[Exercise objective]: Pictures in the entries below are to be left out; otherwise, reproduce exactly the lines from the first through the line containing "import pandas as pd".

[Supplied data]:
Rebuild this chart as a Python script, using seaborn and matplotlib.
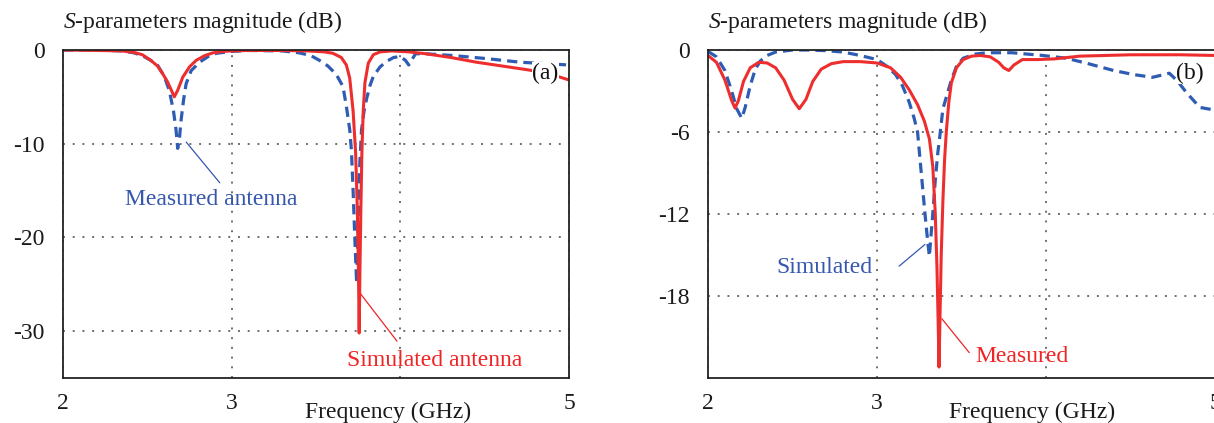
import matplotlib
matplotlib.use("Agg")
import matplotlib.pyplot as plt
import seaborn as sns
import pandas as pd

# ---------------- Panel (a) ----------------
a_sim_f = [2.0, 2.2, 2.35, 2.42, 2.47, 2.52, 2.56, 2.59, 2.62, 2.645, 2.66, 2.68, 2.71, 2.75, 2.79,
           2.84, 2.89, 2.95, 3.0, 3.1, 3.3, 3.45, 3.55, 3.6, 3.65, 3.68, 3.70, 3.72, 3.735, 3.745,
           3.752, 3.756, 3.760, 3.766, 3.772, 3.78, 3.79, 3.81, 3.84, 3.88, 3.95, 4.05, 4.15, 4.3,
           4.45, 4.6, 4.75, 4.85, 4.93, 5.0]
a_sim_db = [0.0, -0.05, -0.1, -0.25, -0.5, -1.1, -1.7, -2.5, -3.4, -4.4, -5.0, -4.3, -2.9, -1.8, -1.1,
            -0.6, -0.3, -0.15, -0.1, -0.05, -0.05, -0.1, -0.2, -0.35, -0.8, -1.6, -3.0, -6.5, -11, -17,
            -24, -30.2, -24, -17, -11, -6.5, -3.5, -1.4, -0.5, -0.2, -0.1, -0.2, -0.4, -0.8,
            -1.3, -1.7, -2.1, -2.4, -2.8, -3.2]
a_meas_f = [2.0, 2.2, 2.35, 2.42, 2.47, 2.52, 2.56, 2.6, 2.63, 2.655, 2.67, 2.68, 2.69, 2.70, 2.715,
            2.73, 2.76, 2.81, 2.86, 2.91, 3.0, 3.1, 3.3, 3.4, 3.47, 3.52, 3.57, 3.62, 3.66, 3.68,
            3.70, 3.71, 3.72, 3.73, 3.741, 3.75, 3.76, 3.77, 3.785, 3.80, 3.82, 3.84, 3.88, 3.92,
            3.96, 4.0, 4.03, 4.05, 4.07, 4.09, 4.15, 4.32, 4.5, 4.71, 4.85, 5.0]
a_meas_db = [0.0, 0.0, -0.1, -0.3, -0.6, -1.1, -1.6, -2.8, -4.3, -6.5, -8.5, -10.5, -9.5, -7.5, -5.3,
             -3.6, -2.2, -1.3, -0.7, -0.35, -0.15, -0.05, -0.1, -0.3, -0.6, -1.1, -1.7, -2.6, -3.9, -6.0,
             -8.5, -10.7, -15, -20, -24.9, -18, -12, -8.5, -6.5, -5.2, -3.8, -2.8, -1.8, -1.2,
             -0.8, -0.7, -1.1, -1.6, -1.0, -0.4, -0.4, -0.6, -0.9, -1.3, -1.45, -1.6]

# ---------------- Panel (b) ----------------
b_meas_f = [2.0, 2.05, 2.1, 2.14, 2.16, 2.18, 2.21, 2.25, 2.3, 2.35, 2.4, 2.45, 2.5, 2.54, 2.58,
            2.62, 2.67, 2.73, 2.8, 2.9, 3.0, 3.08, 3.14, 3.19, 3.24, 3.28, 3.31, 3.33, 3.345, 3.355,
            3.362, 3.367, 3.372, 3.38, 3.39, 3.40, 3.41, 3.425, 3.44, 3.47, 3.51, 3.56, 3.61, 3.67,
            3.72, 3.75, 3.78, 3.81, 3.86, 3.95, 4.05, 4.2, 4.5, 4.8, 5.0]
b_meas_db = [-0.4, -0.9, -2.2, -3.7, -4.25, -3.7, -2.3, -1.3, -0.9, -0.95, -1.3, -2.2, -3.6, -4.3, -3.6,
             -2.3, -1.4, -1.0, -0.85, -0.85, -0.95, -1.3, -2.0, -2.9, -4.0, -5.2, -6.5, -8.5, -12, -16,
             -20, -23.2, -20, -15, -11, -8, -6, -3.8, -2.4, -1.3, -0.7, -0.45, -0.4, -0.5,
             -0.9, -1.3, -1.5, -1.1, -0.7, -0.7, -0.65, -0.45, -0.35, -0.35, -0.4]
b_sim_f = [2.0, 2.05, 2.1, 2.14, 2.17, 2.20, 2.22, 2.25, 2.28, 2.31, 2.35, 2.4, 2.5, 2.6, 2.7,
           2.8, 2.9, 3.0, 3.06, 3.11, 3.15, 3.19, 3.22, 3.24, 3.262, 3.284, 3.30, 3.31, 3.32, 3.33,
           3.345, 3.36, 3.37, 3.39, 3.44, 3.47, 3.51, 3.58, 3.65, 3.8, 3.98, 4.12, 4.25, 4.4,
           4.52, 4.63, 4.73, 4.78, 4.83, 4.91, 5.0]
b_sim_db = [-0.1, -0.5, -1.5, -3.0, -4.3, -5.0, -4.2, -2.6, -1.4, -0.8, -0.4, -0.15, 0.0, 0.0, -0.05,
            -0.15, -0.4, -0.7, -1.2, -1.8, -2.6, -3.8, -5.0, -6.0, -9.0, -12, -14, -15.1, -13.5, -12,
            -9.5, -7.5, -6.5, -4.3, -2.2, -1.2, -0.6, -0.3, -0.2, -0.2, -0.4, -0.6, -1.0, -1.5,
            -1.8, -2.0, -1.7, -2.3, -3.1, -4.2, -4.4]

a_yticks = [0, -10, -20, -30]
b_yticks = [0, -6, -12, -18]
x_ticks = [2, 3, 4, 5]
x_ticklabels = ["2", "3", "", "5"]

RED = "#EE2E2E"
BLUE = "#2F5CB3"
TXT_RED = "#F02424"
TXT_BLUE = "#3557AE"

sns.set_theme(style="white")
plt.rcParams["font.family"] = ["Liberation Serif", "DejaVu Serif"]
plt.rcParams["mathtext.fontset"] = "custom"
plt.rcParams["mathtext.it"] = "Liberation Serif:italic"
plt.rcParams["mathtext.rm"] = "Liberation Serif"

W, H = 1214, 423
fig = plt.figure(figsize=(W / 100, H / 100), dpi=100)
ax1 = fig.add_axes([63 / W, 45 / H, 506 / W, 328 / H])
ax2 = fig.add_axes([708 / W, 45 / H, 507 / W, 328 / H])


def style_axes(ax, yticks, ylim):
    ax.set_xlim(2, 5)
    ax.set_ylim(*ylim)
    ax.set_xticks(x_ticks)
    ax.set_xticklabels(x_ticklabels)
    ax.set_yticks(yticks)
    ax.set_yticklabels([str(v) for v in yticks])
    ax.grid(True, linestyle=(0, (1, 4)), color="#6e6e6e", lw=1.4)
    ax.tick_params(axis="both", length=0, labelsize=17, colors="#1a1a1a")
    ax.tick_params(axis="x", pad=11)
    ax.tick_params(axis="y", pad=13)
    for sp in ax.spines.values():
        sp.set_visible(True)
        sp.set_color("#222222")
        sp.set_linewidth(1.3)
    ax.set_xlabel("")
    ax.set_ylabel("")
    ax.text(0, 1.085, r"$\mathit{S}$-parameters magnitude (dB)", transform=ax.transAxes,
            ha="left", va="center", fontsize=17, color="#1a1a1a")


def draw(ax, fd, yd, fs, ys):
    df_d = pd.DataFrame({"f": fd, "db": yd})
    df_s = pd.DataFrame({"f": fs, "db": ys})
    sns.lineplot(data=df_d, x="f", y="db", ax=ax, color=BLUE, lw=2.3,
                 linestyle=(0, (3.2, 1.9)), sort=False, estimator=None)
    sns.lineplot(data=df_s, x="f", y="db", ax=ax, color=RED, lw=2.2,
                 sort=False, estimator=None)


# Panel (a): red solid = simulated, blue dashed = measured
draw(ax1, a_meas_f, a_meas_db, a_sim_f, a_sim_db)
style_axes(ax1, a_yticks, (-35, 0))
ax1.annotate("", xy=(2.72, -9.6), xytext=(2.94, -14.4),
             arrowprops=dict(arrowstyle="-", color=TXT_BLUE, lw=0.9))
ax1.text(2.88, -16.0, "Measured antenna", color=TXT_BLUE, fontsize=17, ha="center", va="center")
ax1.annotate("", xy=(3.755, -25.8), xytext=(3.99, -31.3),
             arrowprops=dict(arrowstyle="-", color=TXT_RED, lw=0.9))
ax1.text(4.205, -33.1, "Simulated antenna", color=TXT_RED, fontsize=17, ha="center", va="center")
ax1.text(4.86, -2.45, "(a)", fontsize=17, ha="center", va="center", color="#111111",
         bbox=dict(facecolor="white", edgecolor="none", pad=0.2))
ax1.annotate("Frequency (GHz)", xy=(3.93, -0.122), xycoords=("data", "axes fraction"),
             ha="center", va="baseline", fontsize=17, color="#1a1a1a", annotation_clip=False)

# Panel (b): red solid = measured, blue dashed = simulated
draw(ax2, b_sim_f, b_sim_db, b_meas_f, b_meas_db)
style_axes(ax2, b_yticks, (-24, 0))
ax2.annotate("", xy=(3.296, -14.1), xytext=(3.118, -15.95),
             arrowprops=dict(arrowstyle="-", color=TXT_BLUE, lw=0.9))
ax2.text(2.69, -15.95, "Simulated", color=TXT_BLUE, fontsize=17, ha="center", va="center")
ax2.annotate("", xy=(3.373, -19.5), xytext=(3.556, -22.3),
             arrowprops=dict(arrowstyle="-", color=TXT_RED, lw=0.9))
ax2.text(3.86, -22.4, "Measured", color=TXT_RED, fontsize=17, ha="center", va="center")
ax2.text(4.85, -1.68, "(b)", fontsize=17, ha="center", va="center", color="#111111",
         bbox=dict(facecolor="white", edgecolor="none", pad=0.2))
ax2.annotate("Frequency (GHz)", xy=(3.917, -0.122), xycoords=("data", "axes fraction"),
             ha="center", va="baseline", fontsize=17, color="#1a1a1a", annotation_clip=False)

fig.savefig("out.png", dpi=100, facecolor="white")
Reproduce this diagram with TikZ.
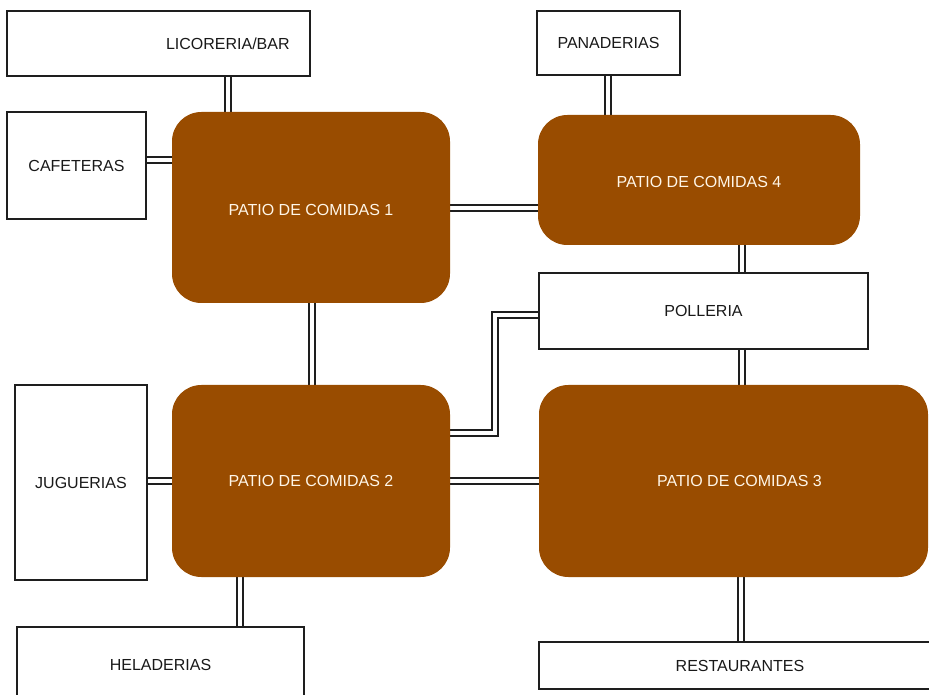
\documentclass[tikz,border=0pt]{standalone}
\usepackage{fontspec}
\setmainfont{Liberation Sans}
\usetikzlibrary{backgrounds}
\definecolor{patio}{RGB}{153,76,0}
\definecolor{patiotext}{RGB}{255,246,232}
\definecolor{edge}{RGB}{30,30,30}
\definecolor{ink}{RGB}{25,25,25}
\begin{document}
\begin{tikzpicture}[x=0.75pt,y=-0.75pt,
  font=\fontsize{12pt}{14pt}\selectfont,
  whitebox/.style={draw=edge, line width=1pt, fill=white, inner sep=0pt, text=ink},
  patiobox/.style={fill=patio, draw=none, rounded corners=22pt, inner sep=0pt, text=patiotext},
  conn/.style={draw=edge, line width=1.1pt, double=white, double distance=3.3pt}]
\useasboundingbox (0,0) rectangle (929,695);
% white boxes
\node[whitebox, minimum width=227.25pt, minimum height=48.75pt,
  label={[xshift=52pt,text=ink]center:LICORERIA/BAR}] (lic) at (158.5,43.5) {};
\node[whitebox, minimum width=107.25pt, minimum height=48pt] (pan) at (608.5,43) {PANADERIAS};
\node[whitebox, minimum width=104.25pt, minimum height=80.25pt] (caf) at (76.5,165.5) {CAFETERAS};
\node[whitebox, minimum width=246.75pt, minimum height=57pt] (pol) at (703.5,311) {POLLERIA};
\node[whitebox, minimum width=99pt, minimum height=146.25pt] (jug) at (81,482.5) {JUGUERIAS};
\node[whitebox, minimum width=215.25pt, minimum height=57pt] (hel) at (160.5,665) {HELADERIAS};
\node[whitebox, minimum width=301.5pt, minimum height=35.25pt] (res) at (740,665.5) {RESTAURANTES};
% patios
\node[patiobox, minimum width=208.5pt, minimum height=143.25pt,
  label={[text=patiotext,yshift=-2pt]center:PATIO DE COMIDAS 1}] (p1) at (311,207.5) {};
\node[patiobox, minimum width=241.5pt, minimum height=97.5pt,
  label={[text=patiotext,yshift=-1.5pt]center:PATIO DE COMIDAS 4}] (p4) at (699,180) {};
\node[patiobox, minimum width=208.5pt, minimum height=144pt] (p2) at (311,481) {PATIO DE COMIDAS 2};
\node[patiobox, minimum width=291.75pt, minimum height=144pt] (p3) at (733.5,481) {\hspace*{9pt}PATIO DE COMIDAS 3};
% connector guide coordinates
\coordinate (xa) at (228,0);
\coordinate (xb) at (608,0);
\coordinate (xc) at (742,0);
\coordinate (xd) at (312,0);
\coordinate (xe) at (240,0);
\coordinate (xf) at (741,0);
\coordinate (ya) at (0,160);
\coordinate (yb) at (0,208);
\coordinate (yc) at (0,481);
\coordinate (yd) at (0,433);
\coordinate (ye) at (0,315);
\coordinate (bend1) at (495,433);
\coordinate (bend2) at (495,315);
\begin{scope}[on background layer]
\draw[conn] (lic.south -| xa) -- (p1.north -| xa);
\draw[conn] (caf.east |- ya) -- (p1.west |- ya);
\draw[conn] (pan.south -| xb) -- (p4.north -| xb);
\draw[conn] (p1.east |- yb) -- (p4.west |- yb);
\draw[conn] (p4.south -| xc) -- (pol.north -| xc);
\draw[conn] (p1.south -| xd) -- (p2.north -| xd);
\draw[conn] (pol.south -| xc) -- (p3.north -| xc);
\draw[conn] (p2.east |- yd) -- (bend1) -- (bend2) -- (pol.west |- ye);
\draw[conn] (jug.east |- yc) -- (p2.west |- yc);
\draw[conn] (p2.east |- yc) -- (p3.west |- yc);
\draw[conn] (p2.south -| xe) -- (hel.north -| xe);
\draw[conn] (p3.south -| xf) -- (res.north -| xf);
\end{scope}
\end{tikzpicture}
\end{document}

[Final result]:
Rebuild this chart as a Python script, using seaborn and matplotlib.
import matplotlib
matplotlib.use("Agg")
import matplotlib.pyplot as plt
import seaborn as sns
import pandas as pd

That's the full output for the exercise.